Klimov, Mikhail (Gazprom Neft Zapolyarye LLC) | Ramazanov, Rinat (Gazprom Neft Zapolyarye LLC) | Husein, Nadir (GEOSPLIT LLC) | Upadhye, Vishwajit (GEOSPLIT LLC) | Drobot, Albina (GEOSPLIT LLC) | Novikov, Igor (GEOSPLIT LLC) | Bydzan, Andrei (GEOSPLIT LLC) | Gazizov, Ruslan (GEOSPLIT LLC) | Buyanov, Anton (GEOSPLIT LLC)
Abstract The proportion of hard-to-recover reserves is currently increasing and reached more than 65% of total conventional hydrocarbon reserves. This results in an increasing number of horizontal wells put into operation. When evaluating the resource recovery efficiency in horizontal wells, and, consequently, the effectiveness of the development of gas condensate field, the key task is to evaluate the well productivity. To accomplish this task, it is necessary to obtain the reservoir fluid production profile for each interval.
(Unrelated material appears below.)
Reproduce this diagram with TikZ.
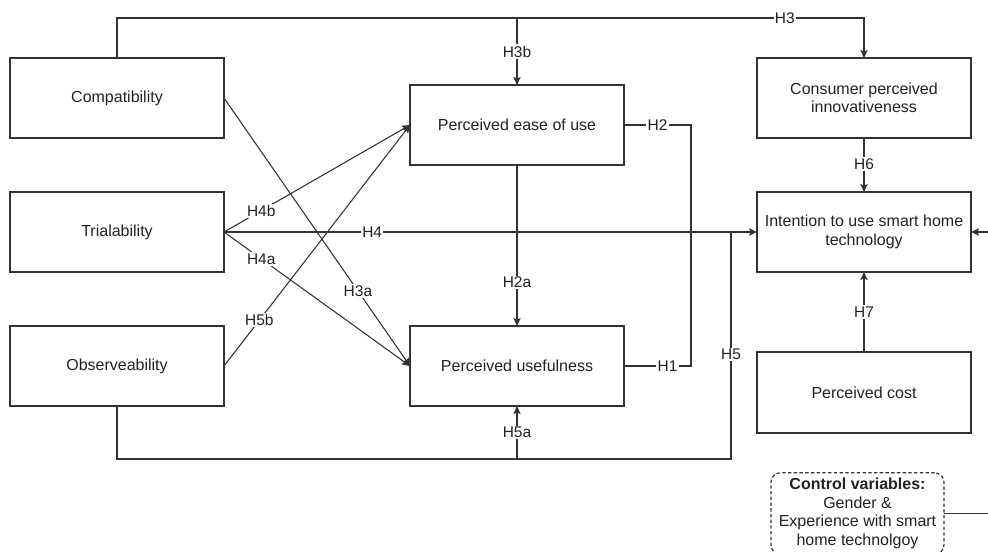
\documentclass[tikz,border=0pt]{standalone}
\usepackage{fontspec}
\setmainfont{Liberation Sans}
\usetikzlibrary{arrows.meta}
\definecolor{ln}{HTML}{333333}
\definecolor{tx}{HTML}{222222}
\tikzset{
  box/.style={draw=ln, line width=0.9pt, minimum width=160.5pt, minimum height=60pt, inner sep=0pt, outer sep=0pt, align=center, text=tx, font=\fontsize{12}{13.9}\selectfont},
  lab/.style={fill=white, inner sep=1pt, text=tx, font=\fontsize{11.6}{13.9}\selectfont},
  con/.style={draw=ln, line width=0.8pt},
  arr/.style={con, -{Stealth[length=6pt,width=5.5pt,inset=1.2pt]}}
}
\begin{document}
\begin{tikzpicture}[x=0.75pt,y=-0.75pt]
\useasboundingbox (0,0) rectangle (988,551);
\clip (0,0) rectangle (988,551);
\fill[white] (0,0) rectangle (988,551);
% nodes
\node[box] (comp) at (117,98) {Compatibility};
\node[box] (trial) at (117,232) {Trialability};
\node[box] (obs) at (117,366) {Observeability};
\node[box] (peou) at (517,125) {Perceived ease of use};
\node[box] (pu) at (517,366) {Perceived usefulness};
\node[box] (cpi) at (864,98) {Consumer perceived\\innovativeness};
\node[box] (itu) at (864,232) {Intention to use smart home\\technology};
\node[box, minimum height=60.75pt] (cost) at (864,392.5) {Perceived cost};
\node[box, draw=ln, dash pattern=on 2.5pt off 1.8pt, rounded corners=7pt, minimum width=129.75pt, minimum height=61pt] (ctrl) at (857.5,513.5) {\textbf{Control variables:}\\Gender \&\\Experience with smart\\home technolgoy};
% helper coordinates
\coordinate (topy) at (0,18);
\coordinate (boty) at (0,459);
\coordinate (vx) at (691,0);
\coordinate (h5x) at (731,0);
\coordinate (rx) at (1000,0);
% connectors
\draw[arr] (comp.north) -- (comp.north |- topy) -- node[lab,pos=0.894]{H3} (cpi.north |- topy) -- (cpi.north);
\draw[arr] (peou.north |- topy) -- node[lab]{H3b} (peou.north);
\draw[con] (peou.east) -- node[lab]{H2} (peou.east -| vx) -- (pu.east -| vx) -- node[lab,pos=0.35]{H1} (pu.east);
\draw[arr] (comp.east) -- node[lab,pos=0.72]{H3a} (pu.west);
\draw[arr] (trial.east) -- node[lab,pos=0.2]{H4b} (peou.west);
\draw[arr] (trial.east) -- node[lab,pos=0.2]{H4a} (pu.west);
\draw[arr] (obs.east) -- node[lab,pos=0.19]{H5b} (peou.west);
\draw[arr] (trial.east) -- node[lab,pos=0.278]{H4} (itu.west);
\draw[arr] (peou.south) -- node[lab,pos=0.73]{H2a} (pu.north);
\draw[con] (obs.south) -- (obs.south |- boty) -- (h5x |- boty) -- node[lab,pos=0.46]{H5} (h5x |- itu.west);
\draw[arr] (pu.south |- boty) -- node[lab]{H5a} (pu.south);
\draw[arr] (cpi.south) -- node[lab,pos=0.48]{H6} (itu.north);
\draw[arr] (cost.north) -- node[lab]{H7} (itu.south);
\draw[arr] (ctrl.east) -| (rx |- itu.east) -- (itu.east);
\end{tikzpicture}
\end{document}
Conventional well logging methods with proven efficiency in vertical wells, in case of horizontal wells, will require costly asset-heavy applications such as coiled tubing, downhole tractors conveying well logging tools, and Y-tool bypass systems if pump is used. In addition, the logging data interpretation in the case of horizontal wells is less reliable due to the multiphase flow and variations of the fluid flow rate. The fluorescent-based nanomaterial production profiling surveillance technology can be used as a viable solution to this problem, which enables cheaper and more effective means of the development of hard-to-recover reserves. This technology assumes that tracers are placed downhole in various forms, such as marker tapes for lower completions, markers in the polymer coating of the proppant used for multi-stage hydraulic fracturing, and markers placed as fluid in fracturing fluid during hydraulic fracturing or acid stimulation during bottom-hole treatment. The fundamental difference between nanomaterial tracers production profiling and traditional logging methods is that the former offers the possibility to monitor the production at frac ports in the well for a long period of time with far less equipment and manpower, reduced costs, and improved HSE.